> _Set problem_
Your task is to reproduce, verbatim and without pictures, the lines from the opening of the listing through the line containing "0.00452, 0.00325, 0.00246, 0.0018, 0.0013, 0.0007]".

> _Data extract_

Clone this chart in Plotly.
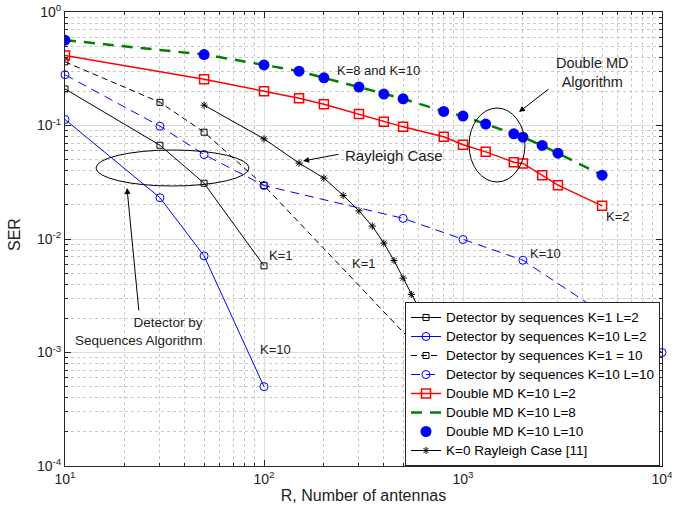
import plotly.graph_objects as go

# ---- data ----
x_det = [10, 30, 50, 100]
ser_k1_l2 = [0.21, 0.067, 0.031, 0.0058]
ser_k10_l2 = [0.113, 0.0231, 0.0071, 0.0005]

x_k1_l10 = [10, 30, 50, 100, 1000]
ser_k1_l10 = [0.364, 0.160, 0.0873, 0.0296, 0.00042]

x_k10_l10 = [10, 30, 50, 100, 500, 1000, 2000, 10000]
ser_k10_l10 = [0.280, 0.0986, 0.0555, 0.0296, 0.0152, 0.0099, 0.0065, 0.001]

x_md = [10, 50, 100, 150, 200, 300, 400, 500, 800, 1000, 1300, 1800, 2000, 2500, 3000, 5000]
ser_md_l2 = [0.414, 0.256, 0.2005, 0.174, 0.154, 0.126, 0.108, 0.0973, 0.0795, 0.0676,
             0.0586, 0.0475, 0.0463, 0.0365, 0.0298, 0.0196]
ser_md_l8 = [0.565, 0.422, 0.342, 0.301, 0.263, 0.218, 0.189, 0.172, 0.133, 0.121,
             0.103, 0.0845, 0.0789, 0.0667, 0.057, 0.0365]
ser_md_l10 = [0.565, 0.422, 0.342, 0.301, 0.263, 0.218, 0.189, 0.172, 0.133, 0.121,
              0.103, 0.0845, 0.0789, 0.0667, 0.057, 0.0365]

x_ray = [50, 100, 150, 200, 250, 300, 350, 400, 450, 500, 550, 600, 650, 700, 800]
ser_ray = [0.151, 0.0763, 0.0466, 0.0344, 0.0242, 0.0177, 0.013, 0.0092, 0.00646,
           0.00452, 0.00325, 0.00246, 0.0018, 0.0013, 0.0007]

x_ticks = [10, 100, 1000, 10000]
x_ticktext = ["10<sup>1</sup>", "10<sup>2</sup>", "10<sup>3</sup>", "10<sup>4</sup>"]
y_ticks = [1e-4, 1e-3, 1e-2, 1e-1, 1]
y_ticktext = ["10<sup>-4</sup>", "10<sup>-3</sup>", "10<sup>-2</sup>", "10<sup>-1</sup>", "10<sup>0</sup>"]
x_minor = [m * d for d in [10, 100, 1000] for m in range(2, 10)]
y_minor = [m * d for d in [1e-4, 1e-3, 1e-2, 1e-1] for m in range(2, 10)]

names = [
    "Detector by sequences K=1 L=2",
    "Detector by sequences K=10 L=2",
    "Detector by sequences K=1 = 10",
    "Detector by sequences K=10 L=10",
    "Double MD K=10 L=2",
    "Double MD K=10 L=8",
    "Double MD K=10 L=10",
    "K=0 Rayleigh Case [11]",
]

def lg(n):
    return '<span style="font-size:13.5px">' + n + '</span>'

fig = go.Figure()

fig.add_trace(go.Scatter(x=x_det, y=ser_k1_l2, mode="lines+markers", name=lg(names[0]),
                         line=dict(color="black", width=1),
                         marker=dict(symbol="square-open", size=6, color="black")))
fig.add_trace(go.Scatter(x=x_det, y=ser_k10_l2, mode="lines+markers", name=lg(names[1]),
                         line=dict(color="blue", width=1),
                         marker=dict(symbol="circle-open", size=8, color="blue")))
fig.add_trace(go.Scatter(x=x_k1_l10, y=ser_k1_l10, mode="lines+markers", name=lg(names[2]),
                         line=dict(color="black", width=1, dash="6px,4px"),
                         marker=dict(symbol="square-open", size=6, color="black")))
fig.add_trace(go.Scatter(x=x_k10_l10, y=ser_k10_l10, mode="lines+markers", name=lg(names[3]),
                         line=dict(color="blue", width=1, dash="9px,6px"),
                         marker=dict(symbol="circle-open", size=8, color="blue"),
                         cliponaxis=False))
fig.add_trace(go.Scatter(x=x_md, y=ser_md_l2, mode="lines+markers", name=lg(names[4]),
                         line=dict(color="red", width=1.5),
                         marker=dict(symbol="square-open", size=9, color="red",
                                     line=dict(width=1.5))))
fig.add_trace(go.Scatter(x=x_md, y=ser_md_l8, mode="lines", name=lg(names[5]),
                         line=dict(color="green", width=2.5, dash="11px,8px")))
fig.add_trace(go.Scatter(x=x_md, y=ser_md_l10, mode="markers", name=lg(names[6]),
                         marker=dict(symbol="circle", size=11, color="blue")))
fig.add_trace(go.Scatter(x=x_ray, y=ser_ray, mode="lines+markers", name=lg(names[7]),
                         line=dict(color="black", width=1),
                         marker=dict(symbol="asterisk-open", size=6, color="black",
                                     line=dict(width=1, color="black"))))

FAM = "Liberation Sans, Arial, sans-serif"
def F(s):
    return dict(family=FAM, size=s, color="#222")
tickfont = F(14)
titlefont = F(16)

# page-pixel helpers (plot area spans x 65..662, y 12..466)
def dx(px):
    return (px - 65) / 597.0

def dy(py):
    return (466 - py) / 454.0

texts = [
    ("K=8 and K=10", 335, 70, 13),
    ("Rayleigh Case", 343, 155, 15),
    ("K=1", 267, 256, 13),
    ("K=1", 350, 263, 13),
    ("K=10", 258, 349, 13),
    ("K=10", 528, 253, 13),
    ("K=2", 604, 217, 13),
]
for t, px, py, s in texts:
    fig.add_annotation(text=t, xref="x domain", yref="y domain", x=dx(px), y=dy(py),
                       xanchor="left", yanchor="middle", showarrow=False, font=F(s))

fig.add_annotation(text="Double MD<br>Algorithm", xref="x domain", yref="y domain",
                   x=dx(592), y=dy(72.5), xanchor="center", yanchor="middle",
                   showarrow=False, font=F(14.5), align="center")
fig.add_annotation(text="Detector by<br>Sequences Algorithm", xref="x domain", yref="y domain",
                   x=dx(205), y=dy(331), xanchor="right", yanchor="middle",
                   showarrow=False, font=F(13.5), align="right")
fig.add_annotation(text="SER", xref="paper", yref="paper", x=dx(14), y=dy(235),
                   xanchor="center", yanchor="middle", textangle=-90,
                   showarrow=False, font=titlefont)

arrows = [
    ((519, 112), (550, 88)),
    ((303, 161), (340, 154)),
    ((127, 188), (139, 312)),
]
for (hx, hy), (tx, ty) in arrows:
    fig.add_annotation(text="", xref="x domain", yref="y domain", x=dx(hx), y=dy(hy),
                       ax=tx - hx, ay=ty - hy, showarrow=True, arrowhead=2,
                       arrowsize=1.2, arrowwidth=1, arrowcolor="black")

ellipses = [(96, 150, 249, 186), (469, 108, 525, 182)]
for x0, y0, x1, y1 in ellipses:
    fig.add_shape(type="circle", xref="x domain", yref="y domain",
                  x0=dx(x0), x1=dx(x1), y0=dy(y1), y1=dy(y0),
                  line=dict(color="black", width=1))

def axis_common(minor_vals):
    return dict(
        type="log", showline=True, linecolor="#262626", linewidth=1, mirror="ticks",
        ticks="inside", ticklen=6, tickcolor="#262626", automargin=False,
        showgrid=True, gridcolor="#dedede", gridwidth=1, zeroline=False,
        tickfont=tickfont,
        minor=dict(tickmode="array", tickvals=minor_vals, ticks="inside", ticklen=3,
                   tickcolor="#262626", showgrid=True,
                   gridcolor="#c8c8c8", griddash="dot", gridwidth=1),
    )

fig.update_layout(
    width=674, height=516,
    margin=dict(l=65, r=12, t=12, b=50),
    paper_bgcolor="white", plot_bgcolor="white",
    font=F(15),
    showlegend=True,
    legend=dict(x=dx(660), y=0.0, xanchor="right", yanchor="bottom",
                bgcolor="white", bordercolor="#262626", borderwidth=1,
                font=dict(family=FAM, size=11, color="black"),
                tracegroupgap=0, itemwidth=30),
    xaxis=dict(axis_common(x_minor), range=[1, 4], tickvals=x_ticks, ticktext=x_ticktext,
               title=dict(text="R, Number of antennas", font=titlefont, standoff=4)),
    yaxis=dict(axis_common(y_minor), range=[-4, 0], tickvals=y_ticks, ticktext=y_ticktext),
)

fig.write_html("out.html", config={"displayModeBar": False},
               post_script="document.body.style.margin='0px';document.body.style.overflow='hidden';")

> _Solution_
Clone this chart in Plotly.
import plotly.graph_objects as go

# ---- data ----
x_det = [10, 30, 50, 100]
ser_k1_l2 = [0.21, 0.067, 0.031, 0.0058]
ser_k10_l2 = [0.113, 0.0231, 0.0071, 0.0005]

x_k1_l10 = [10, 30, 50, 100, 1000]
ser_k1_l10 = [0.364, 0.160, 0.0873, 0.0296, 0.00042]

x_k10_l10 = [10, 30, 50, 100, 500, 1000, 2000, 10000]
ser_k10_l10 = [0.280, 0.0986, 0.0555, 0.0296, 0.0152, 0.0099, 0.0065, 0.001]

x_md = [10, 50, 100, 150, 200, 300, 400, 500, 800, 1000, 1300, 1800, 2000, 2500, 3000, 5000]
ser_md_l2 = [0.414, 0.256, 0.2005, 0.174, 0.154, 0.126, 0.108, 0.0973, 0.0795, 0.0676,
             0.0586, 0.0475, 0.0463, 0.0365, 0.0298, 0.0196]
ser_md_l8 = [0.565, 0.422, 0.342, 0.301, 0.263, 0.218, 0.189, 0.172, 0.133, 0.121,
             0.103, 0.0845, 0.0789, 0.0667, 0.057, 0.0365]
ser_md_l10 = [0.565, 0.422, 0.342, 0.301, 0.263, 0.218, 0.189, 0.172, 0.133, 0.121,
              0.103, 0.0845, 0.0789, 0.0667, 0.057, 0.0365]

x_ray = [50, 100, 150, 200, 250, 300, 350, 400, 450, 500, 550, 600, 650, 700, 800]
ser_ray = [0.151, 0.0763, 0.0466, 0.0344, 0.0242, 0.0177, 0.013, 0.0092, 0.00646,
           0.00452, 0.00325, 0.00246, 0.0018, 0.0013, 0.0007]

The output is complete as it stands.